Es begann mit der Elephanten-Apotheke

Die eine studierte Pharmazie, die andere Chemie und gemeinsam bauten sie in der Zürcher Altstadt ein beachtliches Imperium auf: die Opopharma. Kürzlich ist ein Buch über das Lebenswerk der Gründerinnen Hermine Raths und Marguerite Steiger publiziert worden.

Wer nichts wagt, sagt der Volksmund, kann nur verlieren. Also spazierten zwei junge Frauen in eine Apotheke und fragten, ob sie zu verkaufen sei. Die Antwort der Besitzerin war – wenig überraschend: Nein! Doch nach sechs Monaten war der Verkauf perfekt: Hermine Raths, damals 28, und Marguerite Steiger, damals 25, übernahmen im Jahr
1934 nicht irgendeine, sondern die Elephanten-Apotheke an der Marktgasse 6 in Zürich, die älteste Apotheke am Platz, gegründet 1575.
Mit ihrem Überraschungscoup als Studentinnen begann der geschäftliche Aufstieg der zwei Frauen. Raths hatte Pharmazie studiert und 1937 ihren Doktortitel erworben, ihre Freundin Steiger war die erste Schweizerin, die in Chemie an der ETH den Doktorhut aufgesetzt bekam, im Jahr 1936. Kennen gelernt hatten sich die beiden an der Plattenstrasse, im Institut von Prof. Dr. Sinai Tschulok, während ihrer Vorbereitung zur Matura. Beide schlossen sie im selben Jahr ab und teilten, kaum war Marguerite Steiger volljährig, ein Zimmer in Zürich. Sie blieben ihren Lebtag lang zusammen (Raths starb 1984, Steiger 1990).
Wenige Jahre nach dem Kauf der Apotheke übernahmen sie den Vertrieb der Hormonpräparate der niederländischen Unternehmung Organon. Die Firma war 1923 von Saal van Zwanenberg gegründet worden, dem Besitzer einer Grossschlachterei. Van Zwanenberg suchte nach einer Nutzung für die Bauchspeicheldrüsen von getöteten Schweinen. Der Zufall wollte es, dass Steigers Doktorvater für Organon arbeitete. Raths und Steiger gründeten die Opopharma und verkauften die Produkte der Niederländer, darunter solche, die Schwangerschaften verhindern halfen. Originellerweise kamen später Babypuder oder das Babyshampoo von Johnson & Johnson hinzu, bis Johnson eine eigene Vertriebsfirma eröffnete und Opopharma die Verträge kündigte.
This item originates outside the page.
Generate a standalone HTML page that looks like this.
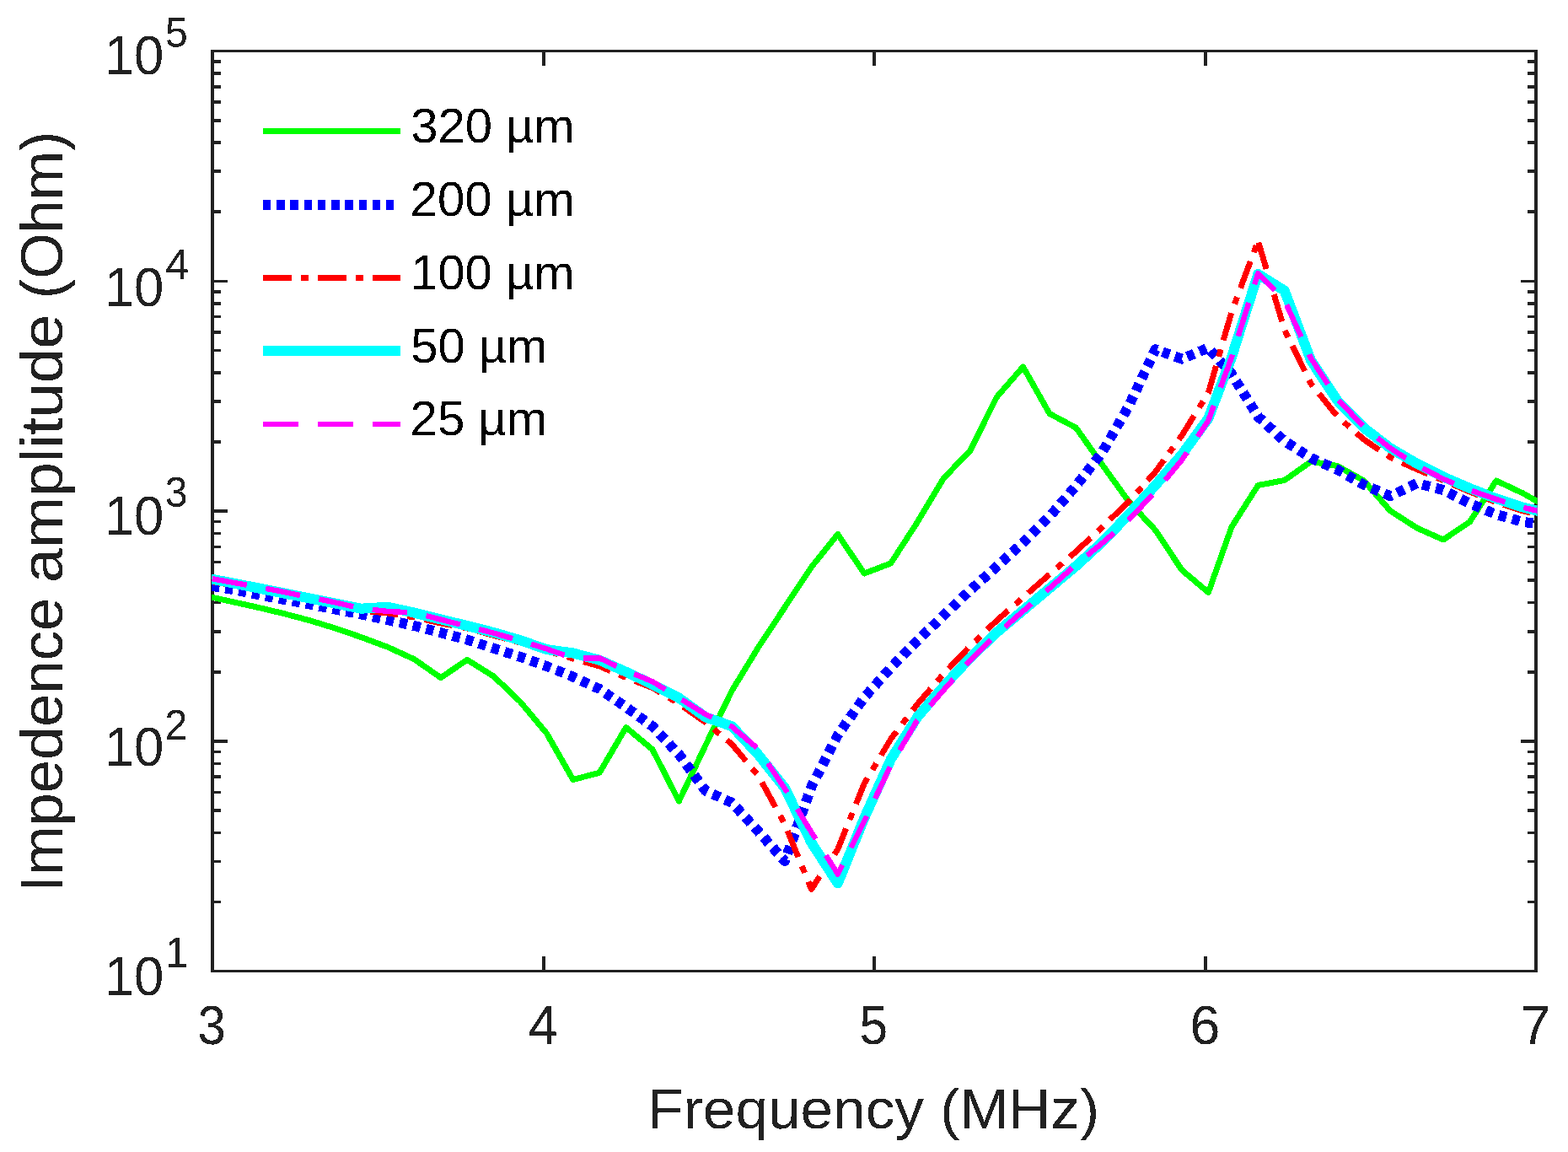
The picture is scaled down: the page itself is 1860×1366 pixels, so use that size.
<!DOCTYPE html>
<html lang="en"><head><meta charset="utf-8"><title>Impedence amplitude vs Frequency</title>
<style>html,body{margin:0;padding:0;background:#fff}body{width:1860px;height:1366px;overflow:hidden}svg{display:block}text{font-family:"Liberation Sans",sans-serif}</style></head><body>
<svg xmlns="http://www.w3.org/2000/svg" width="1860" height="1366" viewBox="0 0 1860 1366">
<rect x="0" y="0" width="1860" height="1366" fill="#fff"/>
<defs><filter id="crisp" filterUnits="userSpaceOnUse" x="0" y="0" width="1860" height="1366" color-interpolation-filters="sRGB"><feComponentTransfer><feFuncA type="discrete" tableValues="0 1"/></feComponentTransfer></filter></defs>
<defs><clipPath id="plot"><rect x="251" y="60.5" width="1572.6" height="1091"/></clipPath></defs>
<g stroke="#212121" fill="none" shape-rendering="crispEdges">
<path stroke-width="3.75" d="M645 1151.5 v-17.4 M645 60.5 v17.4 M1037 1151.5 v-17.4 M1037 60.5 v17.4 M1430 1151.5 v-17.4 M1430 60.5 v17.4"/>
<path stroke-width="3.6" d="M252 73.13 h10 M1822 73.13 h-10 M252 87.08 h10 M1822 87.08 h-10 M252 102.9 h10 M1822 102.9 h-10 M252 121.16 h10 M1822 121.16 h-10 M252 142.76 h10 M1822 142.76 h-10 M252 169.19 h10 M1822 169.19 h-10 M252 203.27 h10 M1822 203.27 h-10 M252 251.29 h10 M1822 251.29 h-10 M252 333.4 h18 M1822 333.4 h-18 M252 345.88 h10 M1822 345.88 h-10 M252 359.83 h10 M1822 359.83 h-10 M252 375.65 h10 M1822 375.65 h-10 M252 393.91 h10 M1822 393.91 h-10 M252 415.51 h10 M1822 415.51 h-10 M252 441.94 h10 M1822 441.94 h-10 M252 476.02 h10 M1822 476.02 h-10 M252 524.04 h10 M1822 524.04 h-10 M252 606.15 h18 M1822 606.15 h-18 M252 618.63 h10 M1822 618.63 h-10 M252 632.58 h10 M1822 632.58 h-10 M252 648.4 h10 M1822 648.4 h-10 M252 666.66 h10 M1822 666.66 h-10 M252 688.26 h10 M1822 688.26 h-10 M252 714.69 h10 M1822 714.69 h-10 M252 748.77 h10 M1822 748.77 h-10 M252 796.79 h10 M1822 796.79 h-10 M252 878.9 h18 M1822 878.9 h-18 M252 891.38 h10 M1822 891.38 h-10 M252 905.33 h10 M1822 905.33 h-10 M252 921.15 h10 M1822 921.15 h-10 M252 939.41 h10 M1822 939.41 h-10 M252 961.01 h10 M1822 961.01 h-10 M252 987.44 h10 M1822 987.44 h-10 M252 1021.52 h10 M1822 1021.52 h-10 M252 1069.54 h10 M1822 1069.54 h-10"/>
<path stroke-width="3.6" d="M250.12 60.5 H1823.88 M250.12 1151.5 H1823.88"/>
<path stroke-width="3.75" d="M252 58.7 V1153.3 M1822 58.7 V1153.3"/>
</g>
<g clip-path="url(#plot)" fill="none" stroke-linejoin="round" stroke-linecap="butt" shape-rendering="crispEdges">
<path stroke="#00ff00" stroke-width="7" d="M240.2 705.7L271.6 712.7L303.0 719.6L334.4 727.0L365.8 735.3L397.2 744.8L428.6 755.6L460.0 767.3L491.4 781.7L522.8 803.6L554.2 782.4L585.6 802.0L617.0 832.0L648.4 869.5L679.8 924.5L711.2 916.2L742.6 862.5L774.0 888.8L805.4 950.0L836.8 884.0L868.2 819.0L899.6 767.5L931.0 720.0L962.4 672.5L993.8 633.5L1025.2 680.0L1056.6 668.0L1088.0 619.5L1119.4 567.0L1150.8 534.5L1182.2 471.0L1213.6 435.0L1245.0 490.5L1276.4 507.2L1307.8 551.5L1339.2 595.0L1370.6 628.7L1402.0 676.0L1433.4 702.5L1460.9 625.0L1492.3 575.5L1523.7 569.5L1555.1 547.3L1586.5 552.5L1617.9 570.0L1649.3 605.8L1680.7 626.0L1712.1 640.0L1743.5 618.8L1774.9 570.0L1806.3 584.8L1837.7 602.4"/>
<g stroke="#0000ff" stroke-width="12" stroke-dasharray="9.3 6.9">
<path pathLength="471.33" stroke-dashoffset="5.00" d="M240.2 693.0L271.6 698.2L303.0 704.4L334.4 710.5L365.8 716.1L397.2 722.4L428.6 728.4L460.0 735.2L491.4 742.0L522.8 750.2L554.2 758.5L585.6 768.8L617.0 778.8L648.4 790.0L679.8 802.5L695.5 809.8"/>
<path pathLength="211.87" stroke-dashoffset="6.53" d="M695.5 809.8L711.2 817.0L742.6 838.5L774.0 861.3L805.4 894.5L836.8 937.5L852.5 944.7"/>
<path pathLength="109.54" stroke-dashoffset="7.79" d="M852.5 944.7L868.2 951.9L899.6 986.0L930.1 1019.9"/>
<path pathLength="5.71" stroke-dashoffset="3.93" d="M930.1 1019.9L931.0 1021.0L932.0 1018.4"/>
<path pathLength="720.68" stroke-dashoffset="9.64" d="M932.0 1018.4L962.4 933.0L993.8 871.5L1025.2 827.0L1056.6 792.0L1088.0 760.0L1119.4 729.5L1150.8 700.0L1182.2 671.9L1213.6 643.5L1245.0 612.5L1276.4 576.0L1307.8 535.8L1339.2 481.0L1354.9 447.6"/>
<path pathLength="90.22" stroke-dashoffset="1.32" d="M1354.9 447.6L1370.6 414.2L1402.0 425.6L1417.7 419.1"/>
<path pathLength="90.40" stroke-dashoffset="10.55" d="M1417.7 419.1L1433.4 412.5L1460.9 443.3L1476.6 468.6"/>
<path pathLength="51.99" stroke-dashoffset="3.75" d="M1476.6 468.6L1492.3 494.0L1508.0 508.5"/>
<path pathLength="145.70" stroke-dashoffset="7.14" d="M1508.0 508.5L1523.7 523.0L1555.1 543.0L1586.5 557.0L1617.9 575.0L1633.6 581.6"/>
<path pathLength="67.12" stroke-dashoffset="7.04" d="M1633.6 581.6L1649.3 588.2L1680.7 573.0L1696.4 577.0"/>
<path pathLength="100.93" stroke-dashoffset="9.36" d="M1696.4 577.0L1712.1 581.0L1743.5 597.0L1774.9 610.0L1790.6 614.4"/>
<path pathLength="47.98" stroke-dashoffset="13.09" d="M1790.6 614.4L1806.3 618.8L1837.7 623.0"/>
</g>
<g stroke="#ff0000" stroke-width="7" stroke-dasharray="33.7 11.4 8.8 11.3">
<path pathLength="861.17" stroke-dashoffset="58.70" d="M240.2 688.0L271.6 693.0L303.0 699.0L334.4 705.0L365.8 711.5L397.2 718.0L428.6 724.0L460.0 727.0L491.4 731.9L522.8 738.9L554.2 744.9L585.6 753.4L617.0 761.9L648.4 771.5L679.8 781.0L711.2 790.0L742.6 803.5L774.0 815.5L805.4 834.5L836.8 856.5L868.2 882.5L899.6 920.0L931.0 977.5L961.5 1052.0"/>
<path pathLength="10.39" stroke-dashoffset="7.07" d="M961.5 1052.0L962.4 1054.3L963.4 1052.9"/>
<path pathLength="624.06" stroke-dashoffset="17.46" d="M963.4 1052.9L993.8 1007.0L1025.2 929.0L1056.6 876.5L1088.0 835.2L1119.4 799.0L1150.8 766.0L1182.2 736.0L1213.6 708.5L1245.0 681.0L1276.4 654.0L1307.8 624.7L1339.2 594.5L1354.9 577.0"/>
<path pathLength="65.93" stroke-dashoffset="54.72" d="M1354.9 577.0L1370.6 559.4L1392.6 529.2"/>
<path pathLength="262.40" stroke-dashoffset="55.45" d="M1392.6 529.2L1402.0 516.2L1433.4 465.7L1460.9 370.0L1491.4 288.1"/>
<path pathLength="10.30" stroke-dashoffset="57.05" d="M1491.4 288.1L1492.3 285.6L1493.2 288.8"/>
<path pathLength="203.40" stroke-dashoffset="2.16" d="M1493.2 288.8L1523.7 391.0L1555.1 455.0L1570.8 474.4"/>
<path pathLength="156.76" stroke-dashoffset="9.96" d="M1570.8 474.4L1586.5 493.8L1617.9 521.2L1649.3 542.5L1680.7 556.5L1696.4 563.0"/>
<path pathLength="150.23" stroke-dashoffset="36.32" d="M1696.4 563.0L1712.1 569.5L1743.5 583.0L1774.9 595.5L1806.3 605.8L1837.7 613.0"/>
</g>
<path stroke="#00ffff" stroke-width="12" d="M240.2 684.7L271.6 690.5L303.0 696.7L334.4 703.0L365.8 709.2L397.2 715.5L428.6 721.7L460.0 719.7L491.4 726.6L522.8 734.4L554.2 742.0L585.6 750.0L617.0 759.1L648.4 770.1L679.8 774.4L711.2 782.8L742.6 796.7L774.0 811.6L805.4 827.5L836.8 850.3L868.2 861.2L899.6 895.0L931.0 934.4L962.4 999.0L993.8 1047.5L1025.2 970.0L1056.6 900.6L1088.0 850.5L1119.4 813.9L1150.8 780.0L1182.2 750.0L1213.6 723.8L1245.0 697.5L1276.4 671.2L1307.8 642.5L1339.2 609.8L1370.6 575.5L1402.0 539.0L1433.4 496.0L1460.9 423.8L1492.3 325.0L1523.7 344.6L1555.1 427.5L1586.5 475.0L1617.9 507.3L1649.3 531.4L1680.7 549.7L1712.1 565.5L1743.5 579.0L1774.9 591.3L1806.3 601.5L1837.7 609.0"/>
<g stroke="#ff00ff" stroke-width="6.4" stroke-dasharray="41.7 22.8">
<path pathLength="874.84" stroke-dashoffset="52.80" d="M240.2 684.0L271.6 689.9L303.0 695.5L334.4 701.5L365.8 708.0L397.2 714.3L428.6 721.5L460.0 725.0L491.4 726.5L522.8 734.6L554.2 742.6L585.6 750.6L617.0 759.7L648.4 769.4L679.8 780.5L711.2 780.4L742.6 795.1L774.0 808.2L805.4 827.5L836.8 846.9L868.2 861.7L899.6 888.3L931.0 935.1L962.4 986.7L992.9 1035.0"/>
<path pathLength="6.86" stroke-dashoffset="24.64" d="M992.9 1035.0L993.8 1036.5L994.8 1034.6"/>
<path pathLength="1354.19" stroke-dashoffset="31.50" d="M994.8 1034.6L1025.2 974.0L1056.6 907.6L1088.0 854.2L1119.4 818.3L1150.8 783.0L1182.2 752.0L1213.6 724.7L1245.0 697.5L1276.4 669.5L1307.8 643.7L1339.2 616.2L1370.6 583.0L1402.0 545.5L1433.4 498.5L1460.9 423.8L1492.3 324.1L1523.7 356.0L1555.1 424.9L1586.5 473.1L1617.9 506.2L1649.3 531.5L1680.7 551.7L1712.1 568.0L1743.5 581.1L1774.9 592.0L1806.3 601.6L1837.7 609.0"/>
</g>
</g>
<g fill="none" stroke-linecap="butt" shape-rendering="crispEdges">
<line x1="312" y1="155.4" x2="475.1" y2="155.4" stroke="#00ff00" stroke-width="7"/>
<line x1="312" y1="243" x2="467.3" y2="243" stroke="#0000ff" stroke-width="11.7" stroke-dasharray="9.3 6.94"/>
<line x1="312" y1="329.4" x2="475.1" y2="329.4" stroke="#ff0000" stroke-width="7" stroke-dasharray="33.7 11.4 8.8 11.3"/>
<line x1="312" y1="415.9" x2="475.1" y2="415.9" stroke="#00ffff" stroke-width="11.7"/>
<line x1="312" y1="503.1" x2="475.1" y2="503.1" stroke="#ff00ff" stroke-width="6.4" stroke-dasharray="41.9 23.3"/>
</g>
<g filter="url(#crisp)">
<text x="0" y="0" font-size="64" fill="#212121" transform="translate(234.61 1237.50) scale(0.9342 1)">3</text>
<text x="0" y="0" font-size="64" fill="#212121" transform="translate(626.65 1237.50) scale(0.9804 1)">4</text>
<text x="0" y="0" font-size="64" fill="#212121" transform="translate(1019.48 1237.50) scale(0.9441 1)">5</text>
<text x="0" y="0" font-size="64" fill="#212121" transform="translate(1411.57 1237.50) scale(1.0088 1)">6</text>
<text x="0" y="0" font-size="64" fill="#212121" transform="translate(1803.87 1237.50) scale(1.0088 1)">7</text>
<text x="0" y="0" font-size="64" fill="#212121" transform="translate(123.72 88.20) scale(0.9927 1)">10</text>
<text x="0" y="0" font-size="50.6" fill="#212121" transform="translate(196.08 56.30) scale(0.9503 1)">5</text>
<text x="0" y="0" font-size="64" fill="#212121" transform="translate(123.72 363.00) scale(0.9927 1)">10</text>
<text x="0" y="0" font-size="50.6" fill="#212121" transform="translate(195.88 330.80) scale(1.0075 1)">4</text>
<text x="0" y="0" font-size="64" fill="#212121" transform="translate(123.72 633.90) scale(0.9927 1)">10</text>
<text x="0" y="0" font-size="50.6" fill="#212121" transform="translate(195.78 601.40) scale(0.9503 1)">3</text>
<text x="0" y="0" font-size="64" fill="#212121" transform="translate(123.72 908.00) scale(0.9927 1)">10</text>
<text x="0" y="0" font-size="50.6" fill="#212121" transform="translate(195.50 876.90) scale(0.9495 1)">2</text>
<text x="0" y="0" font-size="64" fill="#212121" transform="translate(123.72 1180.20) scale(0.9927 1)">10</text>
<text x="0" y="0" font-size="50.6" fill="#212121" transform="translate(195.82 1147.00) scale(0.9835 1)">1</text>
<text x="0" y="0" font-size="67.3" fill="#212121" transform="translate(768.35 1338.40) scale(1.0307 1)">Frequency (MHz)</text>
<text x="0" y="0" font-size="70.3" fill="#212121" transform="translate(73.80 1057.85) rotate(-90) scale(1.0037 1)">Impedence</text>
<text x="0" y="0" font-size="70.3" fill="#212121" transform="translate(73.80 690.94) rotate(-90) scale(1.0443 1)">amplitude</text>
<text x="0" y="0" font-size="70.3" fill="#212121" transform="translate(73.80 354.21) rotate(-90) scale(0.9973 1)">(Ohm)</text>
<text x="0" y="0" font-size="57.5" fill="#000" transform="translate(487.18 168.80) scale(1.0082 1)">320 µm</text>
<text x="0" y="0" font-size="57.5" fill="#000" transform="translate(486.59 255.60) scale(1.0113 1)">200 µm</text>
<text x="0" y="0" font-size="57.5" fill="#000" transform="translate(487.06 342.50) scale(1.0088 1)">100 µm</text>
<text x="0" y="0" font-size="57.5" fill="#000" transform="translate(487.18 429.60) scale(1.0073 1)">50 µm</text>
<text x="0" y="0" font-size="57.5" fill="#000" transform="translate(486.59 515.60) scale(1.0110 1)">25 µm</text>
</g>
</svg></body></html>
Nach dem Tod der Gründerinnen wurde die Opopharma in eine Stiftung überführt; Präsident ist Rechtsanwalt und Willensvollstrecker Martin Usteri. Der Stiftung gehören – neben dem Pharmaunternehmen – mehrere Immobilien, darunter die Altstadthäuser «Zum Roten Adler» (Kirchgasse 42, wo sich der frisch renovierte Sitz der Stiftung befindet), «Zum Judentempel» (Marktgasse 4), «Zum Goldenen Schild» (Marktgasse 6) sowie das Haus «Zum weissen Fräuli» und jenes an der Oberen Zäune 12. Die Oberen Zäune 14 wurden 1987 von der Opopharma an Arnold Meyer («Taxi-Meyer») verkauft mit der Auflage, das Kaufobjekt «nicht zu unsittlichen Zwecken zu benützen beziehungsweise benützen zu lassen, namentlich nicht für das Sexgewerbe». – Nicht vorenthalten seien den Lesern die «7 Säulen des Erfolgs» von Raths und Steiger:
1. Suche das Business!
2. Morgenstund’ hat Gold im Mund.
3. Sei vom Produkt überzeugt, das du verkaufst!
4. Sei hartnäckig!
5. Sei kreativ, innovativ und flexibel!
6. Schau nach vorne, nie zurück!
7. Schweige dich über deinen Erfolg aus!
Punkt 7 dürfte der zürcherischste von allen sein. – Die Elephanten-Apotheke wurde nach 419 Jahren Betrieb wegen anhaltend schlechtem Geschäftsgang am 30. Dezember 1994 geschlossen – zwei Tage vor Einführung der Mehrwertsteuer in der Schweiz. Zwei der letzten Reklameschilder im Fenster der Apotheke: «Kik hält Insekten fern.» Und «Trosyd – Fusspilz ade!»
Diese und weitere Tatsachen, erzählenswerte Anekdoten, aber auch kunstvoll gehäkelte Legenden entnimmt man dem Buch von Martin Schmid: «Man muss nur etwas daraus machen – das Lebenswerk von Marguerite Steiger und Hermine Raths», herausgegeben von der Opo-Stiftung.